DOMRADIO.DE: Sie setzen nicht nur auf materielle Unterstützung, sondern Sie machen auch Bildungsangebote. Was sind das zum Beispiel für Angebote?

Uzolina: Neben der materiellen Hilfe haben wir auch immer Bildungsunterstützung gegeben. Das ist sehr wichtig, in einer Notlage einen Ausweg zu suchen, damit man nicht ständig in dieser Situation bleibt. Wir haben den Frauen regelmäßig Seminare zu verschiedenen Themen angeboten. Das waren sehr praktische Seminare, in denen sich Frauen zusammen mit den Seminarleitern mit verschiedenen Themen auseinandergesetzt haben. Zum Beispiel wie man seine Gesundheit pflegt und Immunität stärkt.

Es ging um viele einfache Fragen, die für viele ganz selbstverständlich sind. Für Menschen aus sozial unsicheren Umständen sind es aber häufig neue Informationen. Wie man zum Beispiel mit Geld umgeht, das Planen der Ausgaben. Das waren auch ganz gefragte Seminare.

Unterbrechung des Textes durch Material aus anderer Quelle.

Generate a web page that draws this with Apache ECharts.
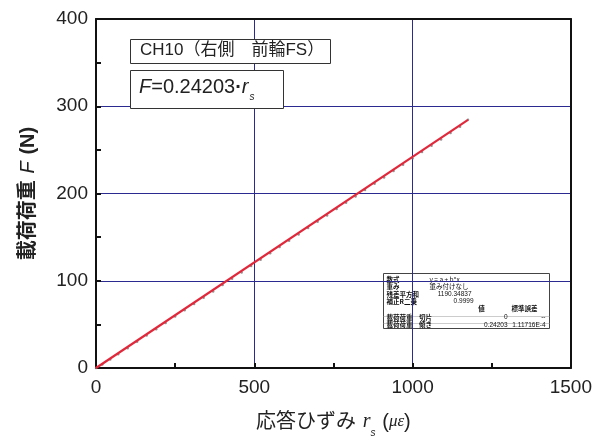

DOMRADIO.DE: Sie versuchen den Menschen in Not neue Perspektiven zu geben, vor allen Dingen auch Frauen und Kindern. Was für Perspektiven sind das denn?

Uzolina: Für uns ist es wichtig, dass jede Frau und ihr Kinder in Not versteht, dass es einen Ausweg gibt. Dass es wichtig ist, einen Ausweg zu suchen und sich nicht nur als Mensch ohne Perspektive zu sehen. In der Zusammenarbeit mit anderen Organisationen fördern wir begabte Kinder, bezahlen für sie die Musikschule und andere Bildungsmöglichkeiten.

Die Frauen informieren wir, wo sie eine Weiterbildung oder juristische Beratung bekommen können. Für uns ist es wichtig, dass sie ihr Leben selbst in den Griff bekommen. Ich muss sagen, es hängt auch sehr viel von der Person ab. Gott sei Dank haben wir sehr viele gute Beispiele erlebt, wo die Familie in einer sehr großen Not dank der Unterstützung ein selbstständiges gutes Leben begonnen hat. Und das ist die beste Belohnung.

Das Interview führte Hilde Regeniter.